Because a display alone does not make an AR app, the scientists of the Department IC and System Design at the Fraunhofer FEP have now developed the electronics and the display to bring them simply and fast into real applications. The Bluetooth kit developed by the researchers enables direct and wireless communication with the display out-of-the-box from various input devices such as smartphones, laptops, and wristbands. They anticipate that in the near future, anyone could have a suitable microdisplay for their desired application that could be easily programmed by themselves.
In principle, the connection to narrow-band low-power radio data networks such as the Narrow-Band Internet of Things (NB-IoT) and LoRaWAN (long-range wide-area network) are also conceivable.
Besides the display, the development kits contain everything required, from the optics up to the graphical user interface (GUI) for Windows or Android devices. The kits are tools for product developers as well as app developers to test their ideas in a simple and easier way and to play with the technology. These developers can also target the market for data glasses, which is predicted to grow by over 200 % between now and 2020.

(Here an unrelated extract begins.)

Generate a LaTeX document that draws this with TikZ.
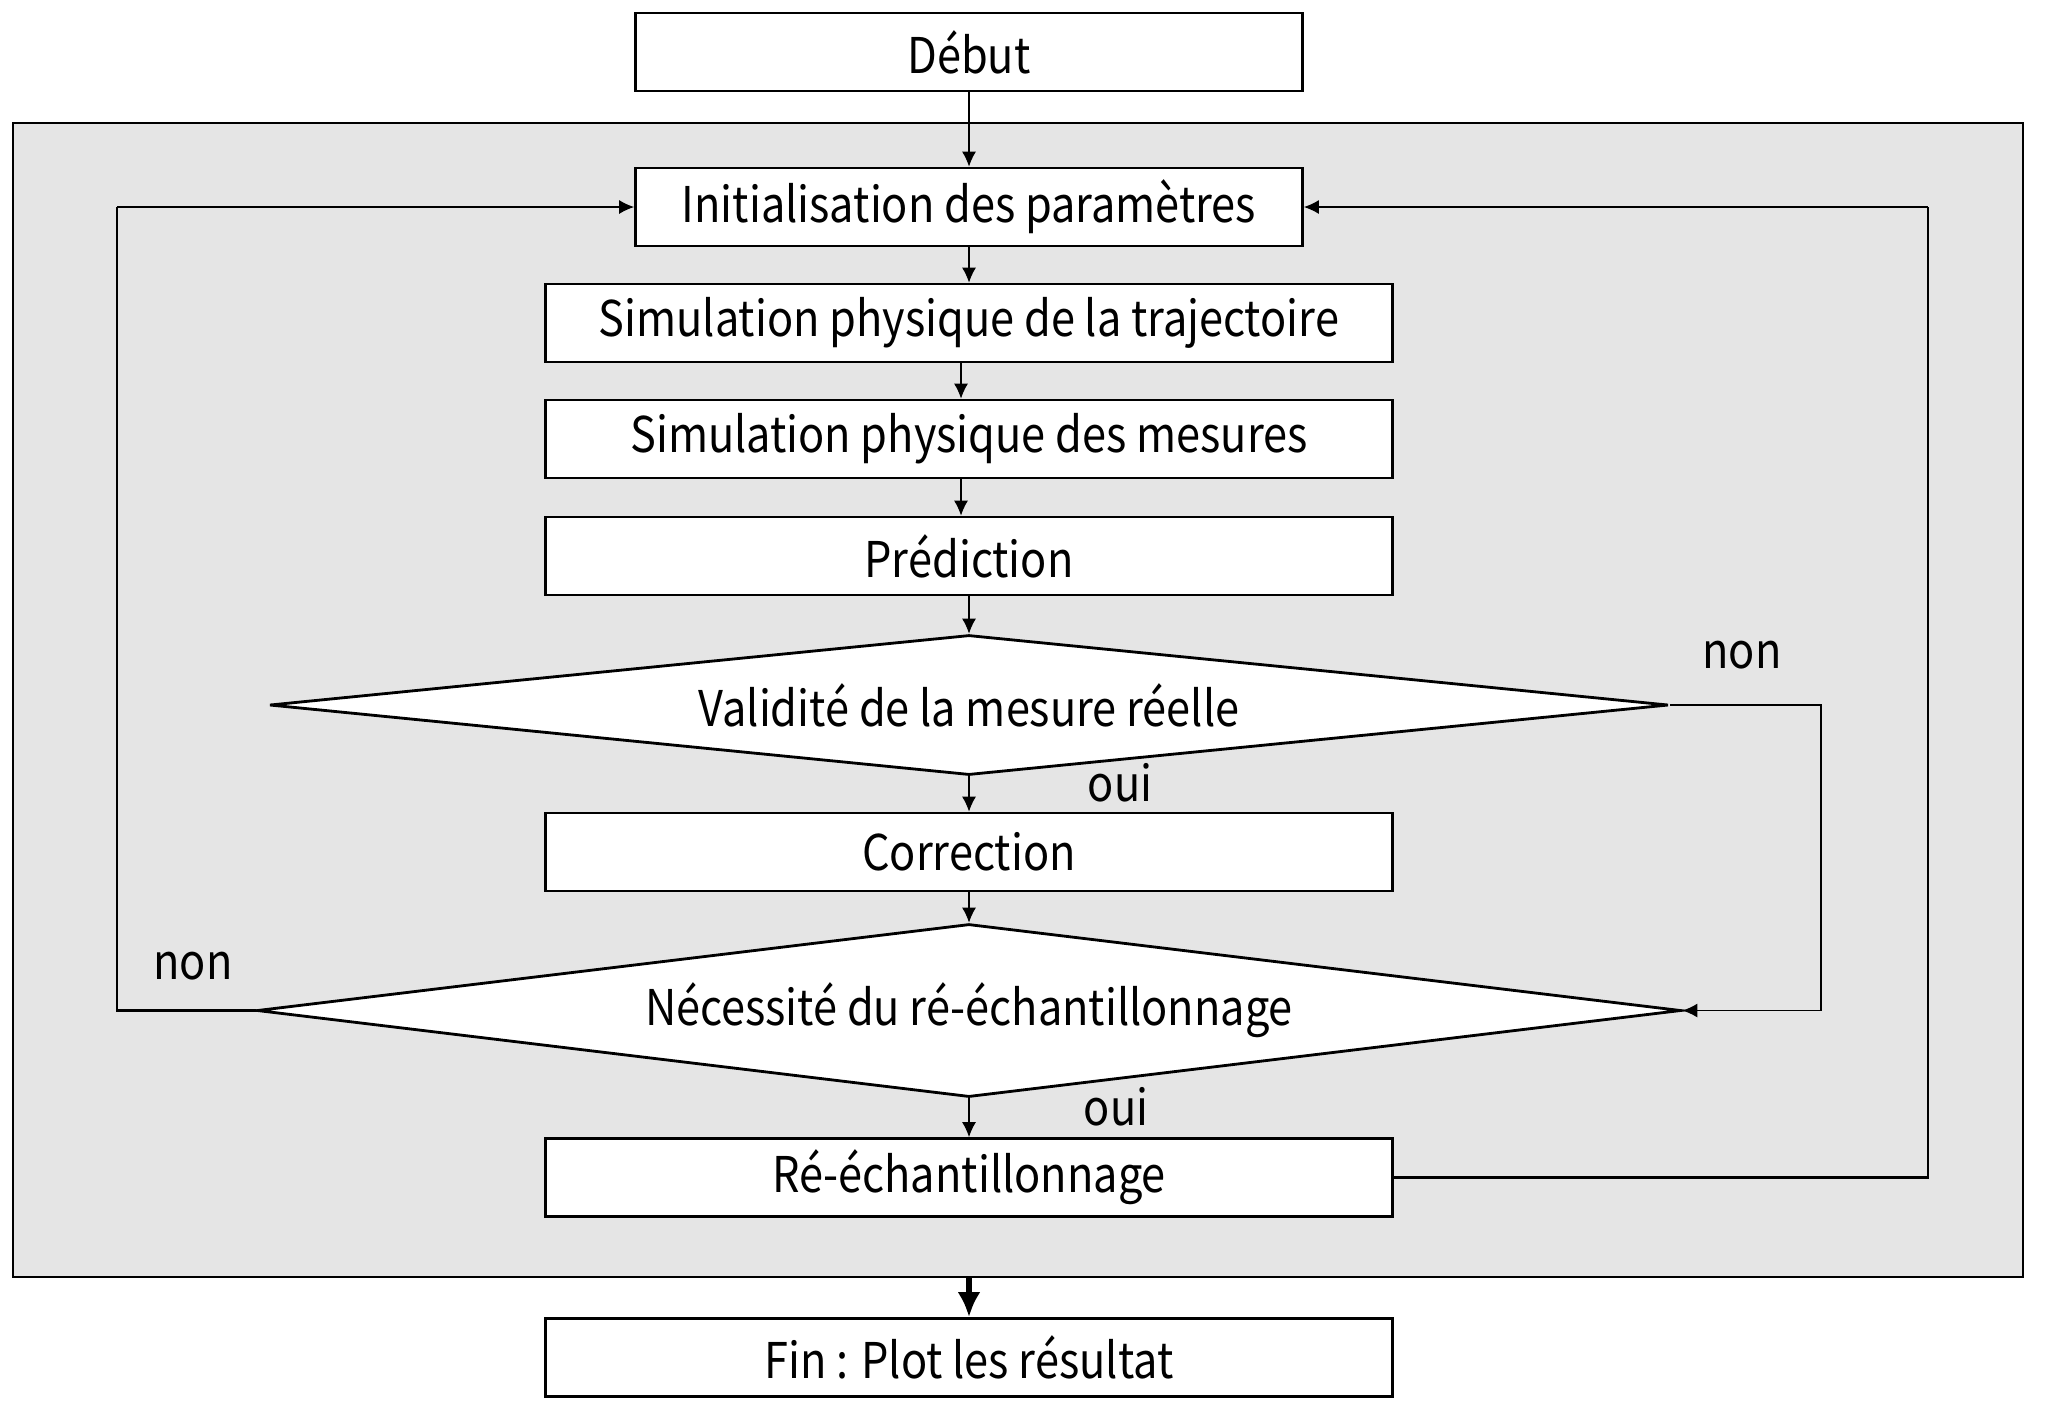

The OLED technology of the display provides sharp images with extremely high contrast and brightness, ranging from 20 to 5,000 nits (monochrome green). Interested developers can now choose from three different display variants: displays with 304×128 pixels with 12 µm² pixel size and 4-bit grayscale, 304×256 pixels with 12 µm² pixel size and 4-bit grayscale, and 720×256 pixels with 5 µm² pixel size and 1-bit black-and-white image.